Золотой песок (Дашкова) - страница 46

Тоска, которой нету безобразней, выламывает душу по утрам. Всей жизни глушь, и оторопь, и срам, всех глупостей моих монументальность, и жалобного детства моментальность, и юности неряшливая спесь, и зрелости булыжные ухмылки, гремят во мне, как пятаки в копилке, шуршат, как в бедном чучеле опилки, хоть утопись, хоть на стену залезь…

Спасибо, – улыбнулся Никита, не открывая – спасибо, что помнишь. Слушай, Зинуля, у тебя нет знакомых, которые могут сдать квартиру на месяц или хотя бы на пару недель?

– Для кого?

– Для меня.

– Та-ак, – Зинуля прошлась взад-вперед по крошечной комнате, заложив руки за спину и насвистывая первые аккорды «Турецкого марша», потом резко остановилась напротив Никиты и спросила:

– Травки покурить не хочешь?

– Нет. Не хочу.

– А я покурю.

Она вытряхнула табак из «беломорины», ссыпала на блюдечко, добавила какой-то толченой травы и ловко, вполне профессионально, забила назад эту смесь в бумажную трубочку. Никита почти задремал, согревшись в драном кресле, под засаленным ватным одеялом, ему стало казаться, будто он вернулся лет на пятнадцать назад, в тяжелом дыму Зинулиного косячка почудилось, что напротив, на облезлой поролоновой тахтенке, сидит Ника, тоненькая, прямая, почти прозрачная, в узком черном свитере с высоким горлом, его Ника, еще не предательница, еще не Гришкина жена.

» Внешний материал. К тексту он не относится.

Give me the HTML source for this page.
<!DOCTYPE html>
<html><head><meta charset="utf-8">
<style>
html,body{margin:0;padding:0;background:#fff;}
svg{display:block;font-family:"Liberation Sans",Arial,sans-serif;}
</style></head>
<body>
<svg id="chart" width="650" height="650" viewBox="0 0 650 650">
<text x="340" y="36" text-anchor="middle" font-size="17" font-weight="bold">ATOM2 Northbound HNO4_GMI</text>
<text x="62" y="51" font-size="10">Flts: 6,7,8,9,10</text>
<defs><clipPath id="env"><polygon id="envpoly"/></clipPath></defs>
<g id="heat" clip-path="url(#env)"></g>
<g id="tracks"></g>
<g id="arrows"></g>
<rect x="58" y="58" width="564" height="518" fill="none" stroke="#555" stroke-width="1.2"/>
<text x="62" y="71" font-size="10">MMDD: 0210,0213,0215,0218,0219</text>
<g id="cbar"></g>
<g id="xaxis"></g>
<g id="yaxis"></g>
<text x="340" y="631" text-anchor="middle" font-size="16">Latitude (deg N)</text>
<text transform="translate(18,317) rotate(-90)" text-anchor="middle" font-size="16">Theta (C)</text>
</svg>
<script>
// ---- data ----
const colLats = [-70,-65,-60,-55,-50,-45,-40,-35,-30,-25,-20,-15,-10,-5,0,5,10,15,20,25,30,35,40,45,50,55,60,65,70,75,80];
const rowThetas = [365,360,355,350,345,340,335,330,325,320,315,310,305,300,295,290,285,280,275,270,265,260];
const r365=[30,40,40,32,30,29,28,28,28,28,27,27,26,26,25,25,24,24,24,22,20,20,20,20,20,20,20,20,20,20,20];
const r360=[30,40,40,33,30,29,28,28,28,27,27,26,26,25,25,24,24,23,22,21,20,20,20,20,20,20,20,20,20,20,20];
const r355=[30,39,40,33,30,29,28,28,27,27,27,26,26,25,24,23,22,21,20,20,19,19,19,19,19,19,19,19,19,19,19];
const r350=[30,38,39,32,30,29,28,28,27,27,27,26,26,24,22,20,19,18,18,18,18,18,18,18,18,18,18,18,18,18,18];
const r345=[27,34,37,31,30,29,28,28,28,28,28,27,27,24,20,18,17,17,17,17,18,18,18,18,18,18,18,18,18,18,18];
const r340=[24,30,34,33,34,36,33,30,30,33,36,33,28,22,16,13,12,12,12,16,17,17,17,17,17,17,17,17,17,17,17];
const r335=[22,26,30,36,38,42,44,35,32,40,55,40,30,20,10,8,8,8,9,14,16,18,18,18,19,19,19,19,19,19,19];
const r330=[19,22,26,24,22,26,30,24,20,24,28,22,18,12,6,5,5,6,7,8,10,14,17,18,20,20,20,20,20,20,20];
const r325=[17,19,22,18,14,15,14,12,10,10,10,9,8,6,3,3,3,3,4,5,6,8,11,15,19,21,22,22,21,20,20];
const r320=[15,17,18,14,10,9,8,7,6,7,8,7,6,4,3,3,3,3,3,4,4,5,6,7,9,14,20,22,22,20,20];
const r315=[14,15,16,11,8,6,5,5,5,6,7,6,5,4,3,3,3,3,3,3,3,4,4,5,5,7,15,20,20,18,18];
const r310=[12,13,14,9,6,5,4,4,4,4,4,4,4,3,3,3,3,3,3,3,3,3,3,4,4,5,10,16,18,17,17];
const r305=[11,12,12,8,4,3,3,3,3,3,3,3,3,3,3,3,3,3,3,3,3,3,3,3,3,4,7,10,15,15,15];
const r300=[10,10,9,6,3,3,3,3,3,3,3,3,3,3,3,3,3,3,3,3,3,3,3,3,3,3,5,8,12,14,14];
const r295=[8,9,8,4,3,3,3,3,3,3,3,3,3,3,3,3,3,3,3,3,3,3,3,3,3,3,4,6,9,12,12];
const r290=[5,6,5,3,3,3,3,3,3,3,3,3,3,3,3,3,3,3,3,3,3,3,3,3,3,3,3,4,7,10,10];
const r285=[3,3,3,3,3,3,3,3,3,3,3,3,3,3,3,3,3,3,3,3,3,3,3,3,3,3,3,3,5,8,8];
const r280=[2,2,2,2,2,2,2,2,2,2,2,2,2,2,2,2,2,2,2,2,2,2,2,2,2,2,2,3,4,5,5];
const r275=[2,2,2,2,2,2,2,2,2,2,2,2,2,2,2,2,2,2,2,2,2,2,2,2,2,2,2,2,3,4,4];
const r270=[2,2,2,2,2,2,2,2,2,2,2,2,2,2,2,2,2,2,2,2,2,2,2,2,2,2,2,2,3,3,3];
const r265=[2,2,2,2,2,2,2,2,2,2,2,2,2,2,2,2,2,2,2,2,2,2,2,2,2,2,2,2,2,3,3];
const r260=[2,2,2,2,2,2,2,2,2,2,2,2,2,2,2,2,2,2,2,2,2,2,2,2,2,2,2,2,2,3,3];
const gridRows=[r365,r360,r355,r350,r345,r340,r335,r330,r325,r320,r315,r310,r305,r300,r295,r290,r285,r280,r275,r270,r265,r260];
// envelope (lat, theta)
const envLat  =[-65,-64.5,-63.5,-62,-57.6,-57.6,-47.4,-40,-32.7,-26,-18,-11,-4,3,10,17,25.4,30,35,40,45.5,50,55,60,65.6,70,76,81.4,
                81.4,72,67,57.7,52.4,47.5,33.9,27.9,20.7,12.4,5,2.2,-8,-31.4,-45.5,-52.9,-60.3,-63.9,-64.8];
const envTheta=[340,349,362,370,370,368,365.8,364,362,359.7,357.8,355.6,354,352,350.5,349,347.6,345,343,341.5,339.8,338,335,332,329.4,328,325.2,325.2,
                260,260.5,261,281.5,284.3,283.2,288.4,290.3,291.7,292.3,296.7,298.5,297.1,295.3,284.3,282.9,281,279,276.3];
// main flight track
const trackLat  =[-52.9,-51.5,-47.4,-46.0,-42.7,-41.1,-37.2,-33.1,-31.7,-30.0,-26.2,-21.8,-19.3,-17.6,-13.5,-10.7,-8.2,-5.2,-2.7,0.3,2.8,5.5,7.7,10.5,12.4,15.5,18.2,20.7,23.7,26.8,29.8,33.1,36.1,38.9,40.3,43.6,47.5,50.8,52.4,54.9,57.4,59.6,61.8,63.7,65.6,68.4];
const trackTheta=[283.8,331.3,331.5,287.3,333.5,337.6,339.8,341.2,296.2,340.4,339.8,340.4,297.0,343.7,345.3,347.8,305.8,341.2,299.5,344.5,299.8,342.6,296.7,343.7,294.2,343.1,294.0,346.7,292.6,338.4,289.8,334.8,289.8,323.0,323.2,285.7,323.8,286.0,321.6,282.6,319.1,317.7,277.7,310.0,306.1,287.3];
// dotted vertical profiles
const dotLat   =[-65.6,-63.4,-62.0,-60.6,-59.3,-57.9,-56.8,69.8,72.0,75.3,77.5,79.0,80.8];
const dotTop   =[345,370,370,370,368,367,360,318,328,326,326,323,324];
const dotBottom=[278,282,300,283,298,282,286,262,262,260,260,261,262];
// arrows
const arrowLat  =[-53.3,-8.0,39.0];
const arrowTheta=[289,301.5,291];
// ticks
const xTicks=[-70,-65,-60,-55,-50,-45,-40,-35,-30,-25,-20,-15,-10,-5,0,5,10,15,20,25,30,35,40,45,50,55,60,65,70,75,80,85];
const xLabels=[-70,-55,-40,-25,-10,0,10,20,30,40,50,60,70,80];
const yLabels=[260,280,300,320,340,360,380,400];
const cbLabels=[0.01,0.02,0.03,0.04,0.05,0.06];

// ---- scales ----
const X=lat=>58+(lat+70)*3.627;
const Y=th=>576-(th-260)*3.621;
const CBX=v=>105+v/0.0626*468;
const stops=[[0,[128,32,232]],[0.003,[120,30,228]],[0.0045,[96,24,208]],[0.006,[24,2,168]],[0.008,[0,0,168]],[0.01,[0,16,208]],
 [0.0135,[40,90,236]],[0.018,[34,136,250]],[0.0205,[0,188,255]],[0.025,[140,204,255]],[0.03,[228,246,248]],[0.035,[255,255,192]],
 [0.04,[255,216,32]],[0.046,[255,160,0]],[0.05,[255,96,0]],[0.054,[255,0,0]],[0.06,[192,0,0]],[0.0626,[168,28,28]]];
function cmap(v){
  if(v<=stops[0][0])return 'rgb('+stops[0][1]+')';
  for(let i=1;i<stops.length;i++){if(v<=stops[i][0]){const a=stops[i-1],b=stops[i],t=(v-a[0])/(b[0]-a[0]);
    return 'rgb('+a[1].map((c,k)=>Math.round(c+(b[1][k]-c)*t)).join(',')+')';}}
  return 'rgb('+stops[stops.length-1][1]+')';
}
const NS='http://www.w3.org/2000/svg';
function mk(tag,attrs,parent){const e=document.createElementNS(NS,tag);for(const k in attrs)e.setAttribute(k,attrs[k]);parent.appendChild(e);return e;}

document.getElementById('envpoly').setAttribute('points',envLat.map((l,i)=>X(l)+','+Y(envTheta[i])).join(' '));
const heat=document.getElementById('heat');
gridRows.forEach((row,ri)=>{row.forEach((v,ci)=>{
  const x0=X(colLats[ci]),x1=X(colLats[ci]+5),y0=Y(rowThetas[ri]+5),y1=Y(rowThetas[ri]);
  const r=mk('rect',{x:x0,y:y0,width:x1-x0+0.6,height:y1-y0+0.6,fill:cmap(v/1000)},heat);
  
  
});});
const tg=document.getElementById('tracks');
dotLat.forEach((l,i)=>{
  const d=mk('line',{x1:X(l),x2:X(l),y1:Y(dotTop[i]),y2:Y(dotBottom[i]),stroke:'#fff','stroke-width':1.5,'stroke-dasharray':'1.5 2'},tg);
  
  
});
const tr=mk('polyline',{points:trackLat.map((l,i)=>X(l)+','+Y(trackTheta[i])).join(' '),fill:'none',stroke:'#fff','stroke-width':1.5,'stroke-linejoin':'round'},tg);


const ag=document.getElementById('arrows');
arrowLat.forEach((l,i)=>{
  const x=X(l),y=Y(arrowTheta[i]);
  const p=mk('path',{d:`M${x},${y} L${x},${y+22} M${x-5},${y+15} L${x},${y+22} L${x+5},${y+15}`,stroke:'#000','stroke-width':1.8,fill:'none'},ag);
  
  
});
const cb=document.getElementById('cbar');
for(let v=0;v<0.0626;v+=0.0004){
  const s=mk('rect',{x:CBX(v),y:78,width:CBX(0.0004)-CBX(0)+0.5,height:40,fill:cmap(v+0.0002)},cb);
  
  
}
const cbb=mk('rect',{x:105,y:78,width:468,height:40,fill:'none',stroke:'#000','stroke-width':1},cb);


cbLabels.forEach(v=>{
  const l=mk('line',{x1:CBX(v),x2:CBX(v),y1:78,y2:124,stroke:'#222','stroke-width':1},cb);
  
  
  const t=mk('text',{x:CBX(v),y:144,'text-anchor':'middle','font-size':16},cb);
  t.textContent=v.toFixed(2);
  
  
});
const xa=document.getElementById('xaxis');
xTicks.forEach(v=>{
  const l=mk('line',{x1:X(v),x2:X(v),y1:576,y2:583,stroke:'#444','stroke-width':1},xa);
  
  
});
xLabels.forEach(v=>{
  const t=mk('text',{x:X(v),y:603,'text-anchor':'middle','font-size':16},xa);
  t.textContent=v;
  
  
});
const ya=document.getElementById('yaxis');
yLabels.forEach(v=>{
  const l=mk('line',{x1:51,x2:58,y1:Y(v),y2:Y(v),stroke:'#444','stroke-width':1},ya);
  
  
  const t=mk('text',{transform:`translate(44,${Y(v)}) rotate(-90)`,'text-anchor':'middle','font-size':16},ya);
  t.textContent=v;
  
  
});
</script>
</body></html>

– Я завтра вечером в Питер уезжаю. Если тебе надо, живи на здоровье. Меня здесь месяц не будет.

– Триста долларов устроит тебя?

– Ну ты даешь, Ракитин, – она покрутила пальцем у виска и присвистнула, – совсем ты, брат, сбрендил.

– А если я тебе эти деньги подарю просто так? Возьмешь?

– Отстань.

– Ладно. Мы с тобой это завтра обсудим, на свежую голову.

– Ноги подними! – скомандовала Зинуля. – Вот так, – она поставила ему под ноги табуретку, – пока я в Питер не уеду, спать тебе в кресле придется. Уж извини. Тахта у меня одна. И денег я у тебя, Ракитин, не возьму, даже утром, на свежую голову. Живи сколько хочешь. Я не спрашиваю тебя ни о чем не потому, что мне все равно. Просто я знаю, если сочтешь нужным, сам расскажешь. А нет – так и не надо.

– Расскажу, – пробормотал Никита, – только посплю немного.

Стоило один раз подумать о Нике, и уже не выходила она из головы, не отпускала. Ему вдруг захотелось, чтобы она приснилась ему хотя бы разок.

Тридцатисемилетняя стройная строгая дама с тяжелым узлом русых волос на затылке, с холодными, ясными светло-карими глазами. Предательница Ника. Гришкина жена. Мать Гришкиного ребенка. Вероника Сергеевна Елагина, кандидат медицинских наук, хирург-травматолог. Девочка Ника, первая и последняя его любовь.